I am attached to my phone to a truly embarrassing extent.
Every second my brain has free, I'll find myself subconsciously reaching for that little box of nightmares.
If I'm not listening to a podcast, I am either loading emails or just scrolling – endlessly. Threads, The Artist Formerly Known As Twitter, LinkedIn, Reddit, watching people decorating novelty cakes on Instagram. The works.
If I think about the years that I have lost to my phone and the many, many other ways that I could have spent that time productively (completing a PhD, reading books, having sex) I am invariably filled with a deep well of shame.
But besides the shocking waves of guilt about wasted time, I have recently started to consider that maybe being on my phone all day just... isn't very good for my brain.
The thought was spurred on by a conversation that Clare Stephens led recently on Mamamia Out Loud, where she shared that she had gone on holiday to a place in Western Australia untouched by phone reception and as a result, had a series of small epiphanies about all the ways being disconnected could be really, really good for you.

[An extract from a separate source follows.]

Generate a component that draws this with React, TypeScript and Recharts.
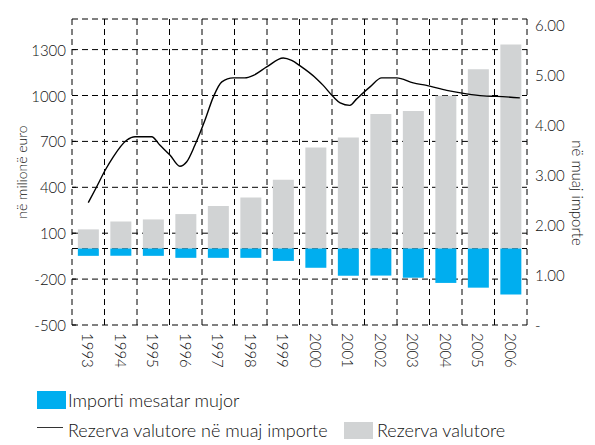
import React from 'react';
import { ComposedChart, Bar, Line, XAxis, YAxis, CartesianGrid, Label } from 'recharts';

const years = ['1993', '1994', '1995', '1996', '1997', '1998', '1999', '2000', '2001', '2002', '2003', '2004', '2005', '2006'];
// reserves, million euro
const reserves = [125, 177, 190, 225, 277, 333, 450, 660, 725, 879, 899, 998, 1172, 1334];
// average monthly imports (shown negative)
const imports = [-48, -48, -48, -61, -61, -61, -81, -126, -178, -177, -191, -225, -256, -301];

// reserves in months of imports, sub-annual readings
const lineX = [1993.0, 1993.26, 1993.52, 1993.77, 1994.18, 1994.44, 1994.95, 1995.21, 1995.52, 1995.82, 1996.03, 1996.28, 1996.59, 1996.85, 1997.11, 1997.46, 1997.82, 1998.08, 1998.49, 1999.0, 1999.26, 1999.52, 2000.03, 2000.23, 2000.54, 2000.75, 2001.05, 2001.26, 2001.67, 2002.03, 2002.49, 2003.0, 2003.41, 2004.03, 2004.64, 2005.16, 2005.57, 2006.28];
const lineMonths = [2.45, 2.77, 3.1, 3.37, 3.7, 3.77, 3.77, 3.6, 3.4, 3.18, 3.27, 3.6, 4.1, 4.57, 4.87, 4.95, 4.95, 5.0, 5.17, 5.35, 5.3, 5.19, 4.93, 4.8, 4.57, 4.45, 4.4, 4.53, 4.77, 4.95, 4.95, 4.85, 4.8, 4.7, 4.63, 4.59, 4.58, 4.55];

const leftTicks = [-500, -200, 0, 100, 400, 700, 1000, 1300, 1500];
const rightTicks = [0, 1, 2, 3, 4, 5, 6];
const boundaryTicks = [1992.5, 1993.5, 1994.5, 1995.5, 1996.5, 1997.5, 1998.5, 1999.5, 2000.5, 2001.5, 2002.5, 2003.5, 2004.5, 2005.5, 2006.5];

const data = years.map((y, i) => ({ year: y, reserve: reserves[i], imports: imports[i] }));
const lineData = lineX.map((x, i) => ({ x, months: lineMonths[i] }));

const FONT = 'Lato, "DejaVu Sans", sans-serif';
const TXT = '#111';
const BLUE = '#00aeef';
const GREY = '#d1d3d4';

const LeftTick = (props: any) => {
  const { x, y, payload } = props;
  const v = payload.value;
  return (
    <g>
      {v !== 1500 && <line x1={x} x2={x + 4} y1={y} y2={y} stroke="#000" />}
      {v !== 0 && v !== 1500 && (
        <text x={x - 6} y={y} textAnchor="end" dominantBaseline="central" fontSize={15} fontWeight={300} fill={TXT} fontFamily={FONT}>
          {v}
        </text>
      )}
    </g>
  );
};

const RightMark = (props: any) => {
  const { x, y, payload } = props;
  if (payload.value === 1500) return <g />;
  return <line x1={x - 4} x2={x} y1={y} y2={y} stroke="#000" />;
};

const RightTick = (props: any) => {
  const { x, y, payload } = props;
  const v = payload.value;
  return (
    <text x={x + 8} y={y} textAnchor="start" dominantBaseline="central" fontSize={15} fontWeight={300} fill={TXT} fontFamily={FONT}>
      {v === 0 ? '-' : v.toFixed(2)}
    </text>
  );
};

const YearTick = (props: any) => {
  const { x, y, payload } = props;
  return (
    <text
      x={x}
      y={y + 8}
      transform={`rotate(90, ${x}, ${y + 8})`}
      textAnchor="start"
      dominantBaseline="central"
      fontSize={15}
      fontWeight={300}
      fill={TXT}
      fontFamily={FONT}
    >
      {payload.value}
    </text>
  );
};

const legendText: React.CSSProperties = { fontFamily: FONT, fontSize: 18, fontWeight: 300, color: TXT, lineHeight: '18px' };

export default function App() {
  return (
    <div style={{ position: 'absolute', left: 0, top: 0, width: 595, height: 445, background: '#fff' }}>
      <ComposedChart
        width={595}
        height={445}
        data={data}
        stackOffset="sign"
        barCategoryGap="18%"
        margin={{ top: 19, right: 0, left: 0, bottom: 70 }}
      >
        <CartesianGrid xAxisId="num" yAxisId="left" stroke="#000" strokeDasharray="6 4" />
        <XAxis xAxisId="cat" dataKey="year" interval={0} axisLine={false} tickLine={false} tickSize={0} tickMargin={0} height={50} tick={<YearTick />} />
        <XAxis xAxisId="num" type="number" dataKey="x" domain={[1992.5, 2006.5]} ticks={boundaryTicks} interval={0} allowDataOverflow hide />
        <YAxis
          yAxisId="left"
          domain={[-500, 1500]}
          ticks={leftTicks}
          interval={0}
          width={72}
          axisLine={false}
          tickLine={false}
          tickSize={0}
          tickMargin={0}
          tick={<LeftTick />}
        >
          <Label
            content={({ viewBox }: any) => {
              const cx = viewBox.x + 21;
              const cy = viewBox.y + viewBox.height / 2;
              return (
                <text x={cx} y={cy} transform={`rotate(-90, ${cx}, ${cy})`} textAnchor="middle" dominantBaseline="central" fontSize={14} fontWeight={300} fill={TXT} fontFamily={FONT}>
                  në milionë euro
                </text>
              );
            }}
          />
        </YAxis>
        <YAxis
          yAxisId="marks"
          orientation="right"
          domain={[-500, 1500]}
          ticks={leftTicks}
          interval={0}
          width={0}
          axisLine={false}
          tickLine={false}
          tickSize={0}
          tickMargin={0}
          tick={<RightMark />}
        />
        <YAxis
          yAxisId="right"
          orientation="right"
          domain={[0, 6.13]}
          ticks={rightTicks}
          interval={0}
          width={68}
          allowDataOverflow
          axisLine={false}
          tickLine={false}
          tickSize={0}
          tickMargin={0}
          tick={<RightTick />}
        >
          <Label
            content={({ viewBox }: any) => {
              const cx = viewBox.x + 51;
              const cy = viewBox.y + viewBox.height / 2 + 21;
              return (
                <text x={cx} y={cy} transform={`rotate(90, ${cx}, ${cy})`} textAnchor="middle" dominantBaseline="central" fontSize={15} fontWeight={300} fill={TXT} fontFamily={FONT}>
                  në muaj importe
                </text>
              );
            }}
          />
        </YAxis>
        <Bar xAxisId="cat" yAxisId="left" dataKey="reserve" stackId="a" fill={GREY} isAnimationActive={false} />
        <Bar xAxisId="cat" yAxisId="left" dataKey="imports" stackId="a" fill={BLUE} isAnimationActive={false} />
        <Line
          xAxisId="num"
          yAxisId="right"
          data={lineData}
          dataKey="months"
          type="monotone"
          dot={false}
          activeDot={false}
          stroke="#000"
          strokeWidth={1.4}
          isAnimationActive={false}
        />
      </ComposedChart>
      <div style={{ position: 'absolute', left: 37, top: 391, display: 'flex', alignItems: 'center' }}>
        <span style={{ width: 29, height: 18, background: BLUE, display: 'inline-block' }} />
        <span style={{ ...legendText, marginLeft: 2 }}>Importi mesatar mujor</span>
      </div>
      <div style={{ position: 'absolute', left: 37, top: 421, display: 'flex', alignItems: 'center' }}>
        <span style={{ width: 26, height: 0, borderTop: '1.5px solid #333', display: 'inline-block', marginTop: -6 }} />
        <span style={{ ...legendText, marginLeft: 5 }}>Rezerva valutore në muaj importe</span>
      </div>
      <div style={{ position: 'absolute', left: 344, top: 421, display: 'flex', alignItems: 'center' }}>
        <span style={{ width: 29, height: 17, background: GREY, display: 'inline-block' }} />
        <span style={{ ...legendText, marginLeft: 4 }}>Rezerva valutore</span>
      </div>
    </div>
  );
}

Specifically, Clare spoke about how boredom is actually quite helpful for creativity. It was a thought that I had never really considered and instantly, again, I felt ashamed as she said it. But she was entirely right, of course – boredom can be an important tool.
Irish writer and winner of the Man Booker Prize Anne Enright wrote in The Guardian in 2020, "I wait for boredom because boredom, for me, is a very good sign. It is the beginning of my pleasure."